# Problem description
Skip pictures; extract every line from the one with "Clone this chart in matplotlib." through the one with "true_values = ['1400', '40', '-40', '10']", exactly as written.

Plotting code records
==*==

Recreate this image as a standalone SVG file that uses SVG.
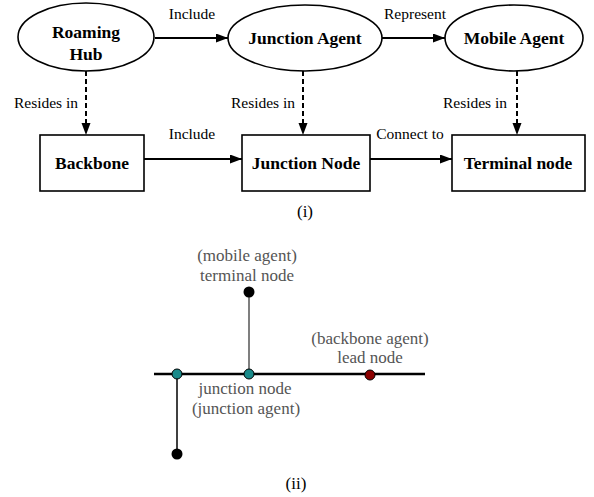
<svg xmlns="http://www.w3.org/2000/svg" width="594" height="497" viewBox="0 0 594 497">
<style>
.node{fill:#fff;stroke:#000;stroke-width:1.6}
.nl{font-family:'Liberation Serif','Times New Roman','DejaVu Serif',serif;font-size:17.5px;font-weight:bold;text-anchor:middle;fill:#000}
.el{font-family:'Liberation Serif','Times New Roman','DejaVu Serif',serif;font-size:15.5px;fill:#000;text-anchor:middle}
.solid{stroke:#000;stroke-width:2;fill:none}
.dash{stroke:#000;stroke-width:2;fill:none;stroke-dasharray:5,3}
.cap{font-family:'Liberation Serif','Times New Roman','DejaVu Serif',serif;font-size:17px;fill:#000;text-anchor:middle}
.gl{font-family:'Liberation Serif','Times New Roman','DejaVu Serif',serif;font-size:17px;fill:#555;text-anchor:middle}
</style>
<defs>
<marker id="ah" markerUnits="userSpaceOnUse" markerWidth="13" markerHeight="10" refX="12" refY="4.5" orient="auto">
<path d="M0,0 L12,4.5 L0,9 z" fill="#000"/>
</marker>
</defs>
<g id="connectors">
<line class="solid" x1="155" y1="38" x2="228" y2="38" marker-end="url(#ah)"/>
<line class="solid" x1="382" y1="38" x2="445" y2="38" marker-end="url(#ah)"/>
<line class="dash" x1="86" y1="71" x2="86" y2="135" marker-end="url(#ah)"/>
<line class="dash" x1="303" y1="71" x2="303" y2="135" marker-end="url(#ah)"/>
<line class="dash" x1="517" y1="71" x2="517" y2="135" marker-end="url(#ah)"/>
<line class="solid" x1="144" y1="159" x2="242" y2="159" marker-end="url(#ah)"/>
<line class="solid" x1="370" y1="159" x2="452" y2="159" marker-end="url(#ah)"/>
<text class="el" x="192" y="19">Include</text>
<text class="el" x="415" y="19">Represent</text>
<text class="el" x="46" y="108">Resides in</text>
<text class="el" x="263" y="108">Resides in</text>
<text class="el" x="475" y="108">Resides in</text>
<text class="el" x="192" y="139">Include</text>
<text class="el" x="410" y="139">Connect to</text>
</g>
<g id="roaming-hub">
<ellipse class="node" cx="86" cy="37" rx="68" ry="34"/>
<text class="nl" x="86" y="38">Roaming</text>
<text class="nl" x="86" y="60">Hub</text>
</g>
<g id="junction-agent">
<ellipse class="node" cx="305" cy="38" rx="77" ry="33"/>
<text class="nl" x="305" y="44">Junction Agent</text>
</g>
<g id="mobile-agent">
<ellipse class="node" cx="514" cy="38" rx="69" ry="33"/>
<text class="nl" x="514" y="44">Mobile Agent</text>
</g>
<g id="backbone">
<rect class="node" x="40" y="135" width="104" height="56"/>
<text class="nl" x="92" y="169">Backbone</text>
</g>
<g id="junction-node">
<rect class="node" x="242" y="135" width="128" height="56"/>
<text class="nl" x="306" y="169">Junction Node</text>
</g>
<g id="terminal-node">
<rect class="node" x="452" y="135" width="133" height="56"/>
<text class="nl" x="518" y="169">Terminal node</text>
</g>
<text class="cap" x="305" y="217">(i)</text>
<g id="part-ii">
<line x1="249" y1="292" x2="249" y2="374" stroke="#555" stroke-width="1.5"/>
<line x1="177" y1="374" x2="177" y2="454" stroke="#000" stroke-width="1.5"/>
<line x1="154" y1="374" x2="425" y2="374" stroke="#000" stroke-width="2.5"/>
<circle cx="249" cy="292" r="5.5" fill="#000"/>
<circle cx="177" cy="454" r="5.5" fill="#000"/>
<circle cx="177" cy="374" r="5" fill="#1a8a8a" stroke="#000" stroke-width="1"/>
<circle cx="249" cy="374" r="5" fill="#1a8a8a" stroke="#000" stroke-width="1"/>
<circle cx="370" cy="375" r="5" fill="#8b0000" stroke="#000" stroke-width="1"/>
<text class="gl" x="247" y="261">(mobile agent)</text>
<text class="gl" x="247" y="281">terminal node</text>
<text class="gl" x="370" y="344">(backbone agent)</text>
<text class="gl" x="370" y="363">lead node</text>
<text class="gl" x="245" y="394">junction node</text>
<text class="gl" x="246" y="414">(junction agent)</text>
</g>
<text class="cap" x="296" y="489">(ii)</text>
</svg>
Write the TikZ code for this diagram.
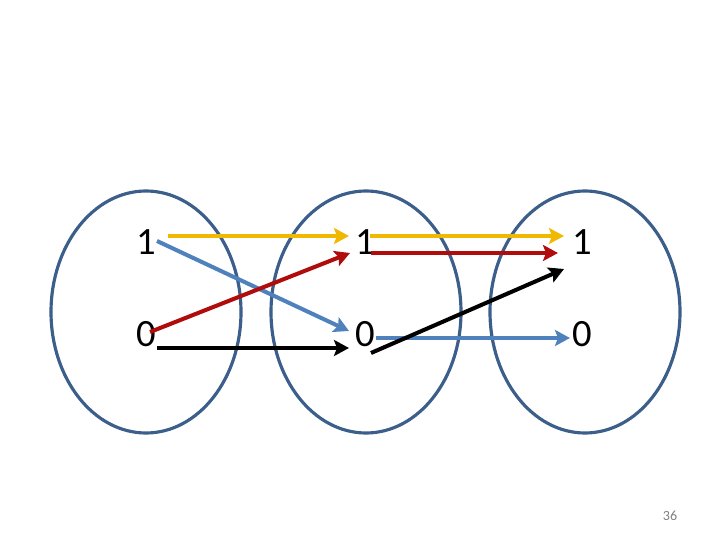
\documentclass[tikz,border=0pt]{standalone}
\usepackage{fontspec}
\setmainfont{Carlito}
\usetikzlibrary{arrows.meta}
\definecolor{ellblue}{HTML}{3B5E8A}
\definecolor{arrblue}{HTML}{4F81BD}
\definecolor{arryel}{HTML}{F0B800}
\definecolor{arrred}{HTML}{B00C0C}
\tikzset{
  set/.style={draw=ellblue,line width=1.8pt},
  bit/.style={inner sep=0pt,font=\fontsize{22}{26}\selectfont},
  arr/.style={line width=2.3pt,-{Stealth[length=0.3cm,width=0.32cm,inset=0.06cm]}},
}
\begin{document}
\begin{tikzpicture}[x=0.02cm,y=-0.02cm]
\useasboundingbox (0,0) rectangle (720,540);
\draw[set] (146,312) ellipse [x radius=95,y radius=121];
\draw[set] (366,312) ellipse [x radius=95,y radius=121];
\draw[set] (585,312) ellipse [x radius=95,y radius=121];
\node[bit] (a1) at (146,242) {1};
\node[bit] (a0) at (146,334) {0};
\node[bit] (b1) at (365,242) {1};
\node[bit] (b0) at (365,334) {0};
\node[bit] (c1) at (582,242) {1};
\node[bit] (c0) at (582,334) {0};
% endpoints
\coordinate (y1s) at (168,236); \coordinate (y1e) at (349,236);
\coordinate (u1s) at (157,241); \coordinate (u1e) at (349,331);
\coordinate (r1s) at (150,332); \coordinate (r1e) at (350,253);
\coordinate (k1s) at (157,348); \coordinate (k1e) at (349,348);
\coordinate (y2s) at (370,236); \coordinate (y2e) at (564,236);
\coordinate (r2s) at (371,253); \coordinate (r2e) at (558,253);
\coordinate (k2s) at (371,353); \coordinate (k2e) at (564,269);
\coordinate (u2s) at (376,338); \coordinate (u2e) at (570,338);
\draw[arr,arryel] (y1s) -- (y1e);
\draw[arr,arrblue] (u1s) -- (u1e);
\draw[arr,arrred] (r1s) -- (r1e);
\draw[arr,black] (k1s) -- (k1e);
\draw[arr,arryel] (y2s) -- (y2e);
\draw[arr,arrred] (r2s) -- (r2e);
\draw[arr,arrblue] (u2s) -- (u2e);
\draw[arr,black] (k2s) -- (k2e);
\node[font=\fontsize{8}{10}\selectfont,text=gray] (pg) at (670,516) {36};
\end{tikzpicture}
\end{document}
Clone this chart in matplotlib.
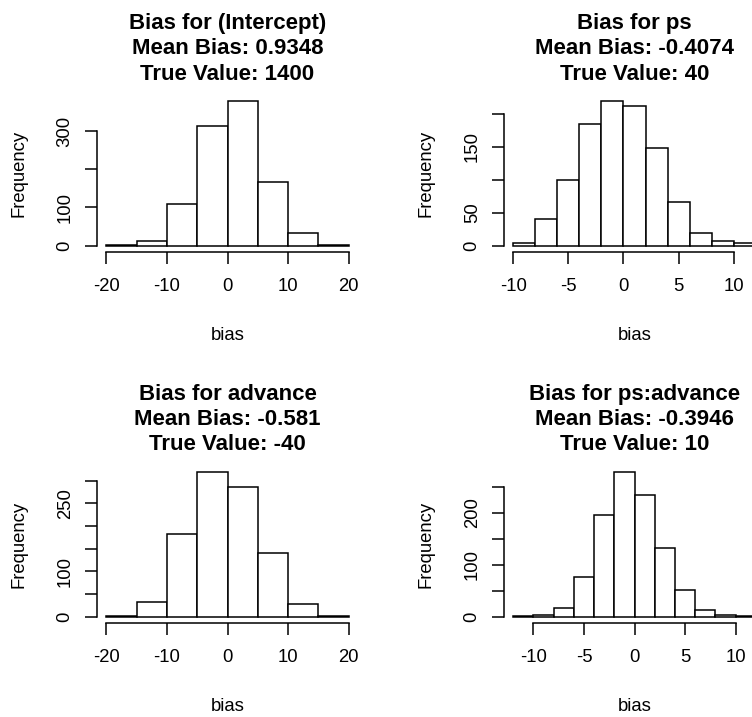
import matplotlib
matplotlib.use('Agg')
import matplotlib.pyplot as plt
from matplotlib.transforms import offset_copy

plt.rcParams['font.family'] = ['Liberation Sans', 'DejaVu Sans']

# coefficient names and summary stats shown in the titles
coef_names = ['(Intercept)', 'ps', 'advance', 'ps:advance']
mean_bias = ['0.9348', '-0.4074', '-0.581', '-0.3946']
true_values = ['1400', '40', '-40', '10']

# histogram breaks and counts of the simulated bias
breaks_int = [-20, -15, -10, -5, 0, 5, 10, 15, 20]
counts_int = [2, 11, 109, 312, 379, 166, 34, 2]
breaks_ps = [-10, -8, -6, -4, -2, 0, 2, 4, 6, 8, 10, 12]
counts_ps = [4, 41, 99, 185, 220, 212, 148, 67, 20, 7, 4]
breaks_adv = [-20, -15, -10, -5, 0, 5, 10, 15, 20]
counts_adv = [2, 33, 183, 320, 287, 140, 27, 2]
breaks_psadv = [-12, -10, -8, -6, -4, -2, 0, 2, 4, 6, 8, 10, 12]
counts_psadv = [1, 3, 17, 77, 196, 279, 234, 132, 51, 12, 3, 1]

# axis ticks; blank labels are the ones dropped for overlap
xticks_int = [-20, -10, 0, 10, 20]
xticks_ps = [-10, -5, 0, 5, 10]
yticks_int = [0, 100, 200, 300]
ylabels_int = ['0', '100', '', '300']
yticks_ps = [0, 50, 100, 150, 200]
ylabels_ps = ['0', '50', '', '150', '']
yticks_adv = [0, 50, 100, 150, 200, 250, 300]
ylabels_adv = ['0', '', '100', '', '', '250', '']
yticks_psadv = [0, 50, 100, 150, 200, 250]
ylabels_psadv = ['0', '', '100', '', '200', '']

panels = [
    (breaks_int, counts_int, xticks_int, yticks_int, ylabels_int),
    (breaks_ps, counts_ps, xticks_ps, yticks_ps, ylabels_ps),
    (breaks_adv, counts_adv, xticks_int, yticks_adv, ylabels_adv),
    (breaks_psadv, counts_psadv, xticks_ps, yticks_psadv, ylabels_psadv),
]

W, H = 752, 717
fig = plt.figure(figsize=(W / 100, H / 100), dpi=100)

lefts = [96.5, 503.5]
tops = [95, 466]
width, height = 262, 156.5
lw = 1.1


def rect(left, top):
    return [left / W, 1 - (top + height) / H, width / W, height / H]


def draw_hist(ax, breaks, counts, xticks, yticks, ylabels, i):
    widths = [b - a for a, b in zip(breaks[:-1], breaks[1:])]
    ax.bar(breaks[:-1], counts, width=widths, align='edge',
           facecolor='white', edgecolor='black', linewidth=lw)
    # R style padding of 4% on both axes
    xr = breaks[-1] - breaks[0]
    ax.set_xlim(breaks[0] - 0.04 * xr, breaks[-1] + 0.04 * xr)
    ymax = max(counts)
    ax.set_ylim(-0.04 * ymax, 1.04 * ymax)

    for s in ['top', 'right']:
        ax.spines[s].set_visible(False)
    ax.spines['left'].set_bounds(yticks[0], yticks[-1])
    ax.spines['bottom'].set_bounds(xticks[0], xticks[-1])
    for s in ['left', 'bottom']:
        ax.spines[s].set_linewidth(lw)

    ax.set_xticks(xticks)
    ax.set_xticklabels([str(t) for t in xticks])
    ax.set_yticks(yticks)
    ax.set_yticklabels(ylabels, rotation=90, va='center')
    ax.tick_params(axis='x', length=8.4, width=lw, pad=10.7, labelsize=13.3)
    ax.tick_params(axis='y', length=8.4, width=lw, pad=8, labelsize=13.3)

    # title lines stacked above the plot region
    lines = ['Bias for ' + coef_names[i], 'Mean Bias: ' + mean_bias[i],
             'True Value: ' + true_values[i]]
    for line, dy in zip(lines, [66, 41, 15.5]):
        tr = offset_copy(ax.transAxes, fig=fig, x=0, y=dy, units='dots')
        ax.text(0.5, 1, line, transform=tr, ha='center', va='baseline',
                fontsize=16, fontweight='bold')

    tr = offset_copy(ax.transAxes, fig=fig, x=0, y=-88.3, units='dots')
    ax.text(0.5, 0, 'bias', transform=tr, ha='center', va='baseline', fontsize=13.3)
    tr = offset_copy(ax.transAxes, fig=fig, x=-73.4, y=0, units='dots')
    ax.text(0, 0.5, 'Frequency', transform=tr, ha='center', va='baseline',
            rotation=90, rotation_mode='anchor', fontsize=13.3)


for i, (breaks, counts, xticks, yticks, ylabels) in enumerate(panels):
    ax = fig.add_axes(rect(lefts[i % 2], tops[i // 2]))
    draw_hist(ax, breaks, counts, xticks, yticks, ylabels, i)

fig.savefig('out.png', dpi=100)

==*==

# Result below
Clone this chart in matplotlib.
import matplotlib
matplotlib.use('Agg')
import matplotlib.pyplot as plt
from matplotlib.transforms import offset_copy

plt.rcParams['font.family'] = ['Liberation Sans', 'DejaVu Sans']

# coefficient names and summary stats shown in the titles
coef_names = ['(Intercept)', 'ps', 'advance', 'ps:advance']
mean_bias = ['0.9348', '-0.4074', '-0.581', '-0.3946']
true_values = ['1400', '40', '-40', '10']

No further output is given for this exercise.